SUPPLIED INFORMATION:
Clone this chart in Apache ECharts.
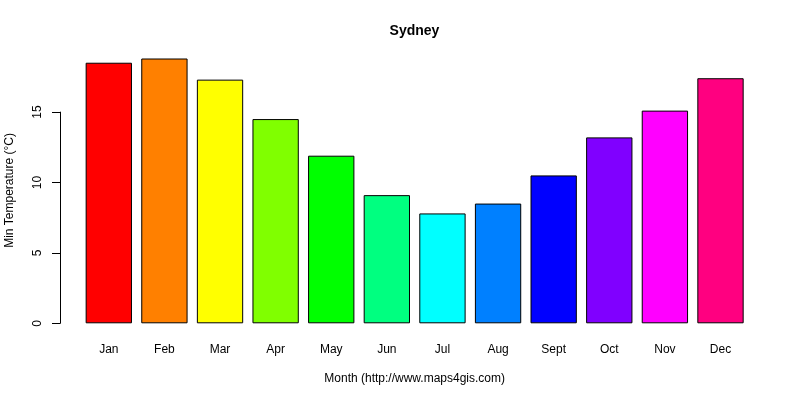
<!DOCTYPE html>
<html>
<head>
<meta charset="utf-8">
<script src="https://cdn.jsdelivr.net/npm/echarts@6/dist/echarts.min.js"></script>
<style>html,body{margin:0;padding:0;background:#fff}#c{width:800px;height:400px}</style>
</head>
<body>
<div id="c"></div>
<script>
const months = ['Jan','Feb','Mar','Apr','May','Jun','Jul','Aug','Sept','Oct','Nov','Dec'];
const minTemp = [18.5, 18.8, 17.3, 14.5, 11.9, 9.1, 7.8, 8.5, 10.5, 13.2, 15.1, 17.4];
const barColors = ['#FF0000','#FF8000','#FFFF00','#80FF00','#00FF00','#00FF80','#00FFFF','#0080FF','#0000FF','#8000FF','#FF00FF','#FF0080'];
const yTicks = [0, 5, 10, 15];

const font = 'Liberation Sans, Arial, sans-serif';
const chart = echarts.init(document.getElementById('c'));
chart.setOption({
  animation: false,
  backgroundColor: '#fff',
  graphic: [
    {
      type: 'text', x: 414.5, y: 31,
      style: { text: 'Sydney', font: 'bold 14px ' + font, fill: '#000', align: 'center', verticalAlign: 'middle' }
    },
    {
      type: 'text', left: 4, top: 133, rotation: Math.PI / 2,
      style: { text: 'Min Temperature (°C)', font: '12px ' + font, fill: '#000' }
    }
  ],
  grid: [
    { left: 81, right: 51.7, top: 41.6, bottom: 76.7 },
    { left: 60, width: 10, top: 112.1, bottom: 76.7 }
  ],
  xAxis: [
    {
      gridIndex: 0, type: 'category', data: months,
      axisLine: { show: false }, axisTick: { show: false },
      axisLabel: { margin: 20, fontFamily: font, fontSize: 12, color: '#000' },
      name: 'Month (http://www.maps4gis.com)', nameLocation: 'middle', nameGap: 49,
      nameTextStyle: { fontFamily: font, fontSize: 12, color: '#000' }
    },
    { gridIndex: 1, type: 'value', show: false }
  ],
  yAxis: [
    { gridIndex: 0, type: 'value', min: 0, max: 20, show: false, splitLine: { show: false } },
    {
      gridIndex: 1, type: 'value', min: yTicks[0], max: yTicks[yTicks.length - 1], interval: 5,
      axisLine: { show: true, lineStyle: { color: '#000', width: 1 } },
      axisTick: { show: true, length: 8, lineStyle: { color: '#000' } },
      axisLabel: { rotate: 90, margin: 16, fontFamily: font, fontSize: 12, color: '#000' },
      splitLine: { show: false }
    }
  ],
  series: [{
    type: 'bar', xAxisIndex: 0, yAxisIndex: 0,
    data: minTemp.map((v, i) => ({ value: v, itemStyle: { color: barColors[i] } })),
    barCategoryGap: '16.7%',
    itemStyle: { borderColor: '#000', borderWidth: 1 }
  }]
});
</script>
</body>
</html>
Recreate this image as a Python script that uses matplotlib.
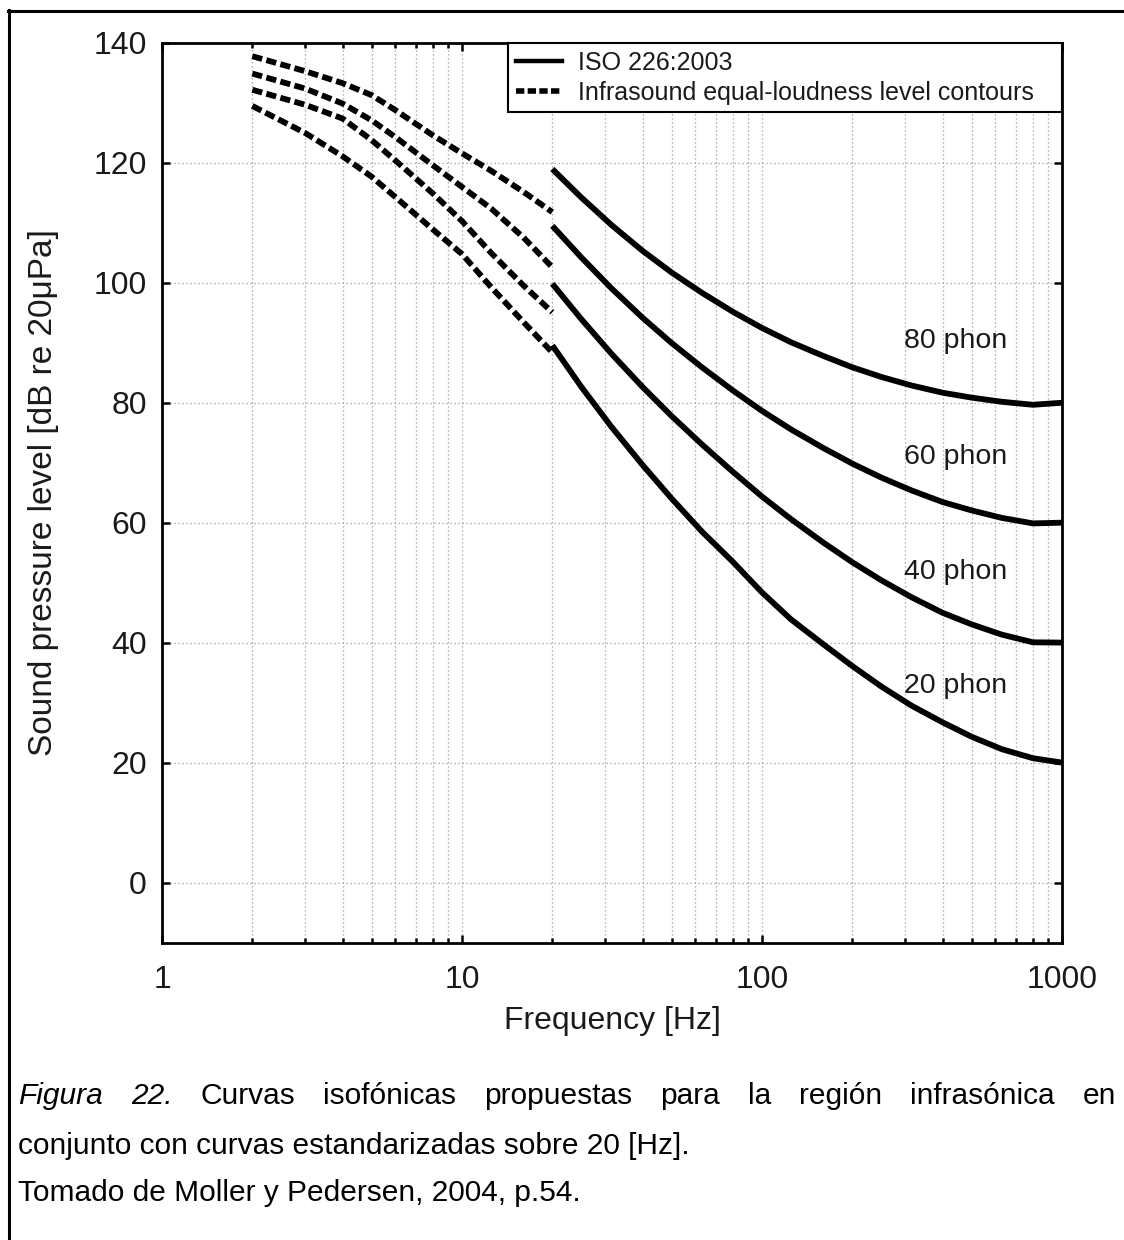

AIM: Each record must be quoted in full and exactly. Do not include the pictures.

RESULT FOR THIS EXERCISE:
Clone this chart in Apache ECharts.
<!DOCTYPE html>
<html>
<head>
<meta charset="utf-8">
<script src="https://cdn.jsdelivr.net/npm/echarts@6/dist/echarts.min.js"></script>
<style>html,body{margin:0;padding:0;background:#fff}#c{width:800px;height:400px}</style>
</head>
<body>
<div id="c"></div>
<script>
const months = ['Jan','Feb','Mar','Apr','May','Jun','Jul','Aug','Sept','Oct','Nov','Dec'];
const minTemp = [18.5, 18.8, 17.3, 14.5, 11.9, 9.1, 7.8, 8.5, 10.5, 13.2, 15.1, 17.4];
const barColors = ['#FF0000','#FF8000','#FFFF00','#80FF00','#00FF00','#00FF80','#00FFFF','#0080FF','#0000FF','#8000FF','#FF00FF','#FF0080'];
const yTicks = [0, 5, 10, 15];

const font = 'Liberation Sans, Arial, sans-serif';
const chart = echarts.init(document.getElementById('c'));
chart.setOption({
  animation: false,
  backgroundColor: '#fff',
  graphic: [
    {
      type: 'text', x: 414.5, y: 31,
      style: { text: 'Sydney', font: 'bold 14px ' + font, fill: '#000', align: 'center', verticalAlign: 'middle' }
    },
    {
      type: 'text', left: 4, top: 133, rotation: Math.PI / 2,
      style: { text: 'Min Temperature (°C)', font: '12px ' + font, fill: '#000' }
    }
  ],
  grid: [
    { left: 81, right: 51.7, top: 41.6, bottom: 76.7 },
    { left: 60, width: 10, top: 112.1, bottom: 76.7 }
  ],
  xAxis: [
    {
      gridIndex: 0, type: 'category', data: months,
      axisLine: { show: false }, axisTick: { show: false },
      axisLabel: { margin: 20, fontFamily: font, fontSize: 12, color: '#000' },
      name: 'Month (http://www.maps4gis.com)', nameLocation: 'middle', nameGap: 49,
      nameTextStyle: { fontFamily: font, fontSize: 12, color: '#000' }
    },
    { gridIndex: 1, type: 'value', show: false }
  ],
  yAxis: [
    { gridIndex: 0, type: 'value', min: 0, max: 20, show: false, splitLine: { show: false } },
    {
      gridIndex: 1, type: 'value', min: yTicks[0], max: yTicks[yTicks.length - 1], interval: 5,
      axisLine: { show: true, lineStyle: { color: '#000', width: 1 } },
      axisTick: { show: true, length: 8, lineStyle: { color: '#000' } },
      axisLabel: { rotate: 90, margin: 16, fontFamily: font, fontSize: 12, color: '#000' },
      splitLine: { show: false }
    }
  ],
  series: [{
    type: 'bar', xAxisIndex: 0, yAxisIndex: 0,
    data: minTemp.map((v, i) => ({ value: v, itemStyle: { color: barColors[i] } })),
    barCategoryGap: '16.7%',
    itemStyle: { borderColor: '#000', borderWidth: 1 }
  }]
});
</script>
</body>
</html>
Recreate this image as a Python script that uses matplotlib.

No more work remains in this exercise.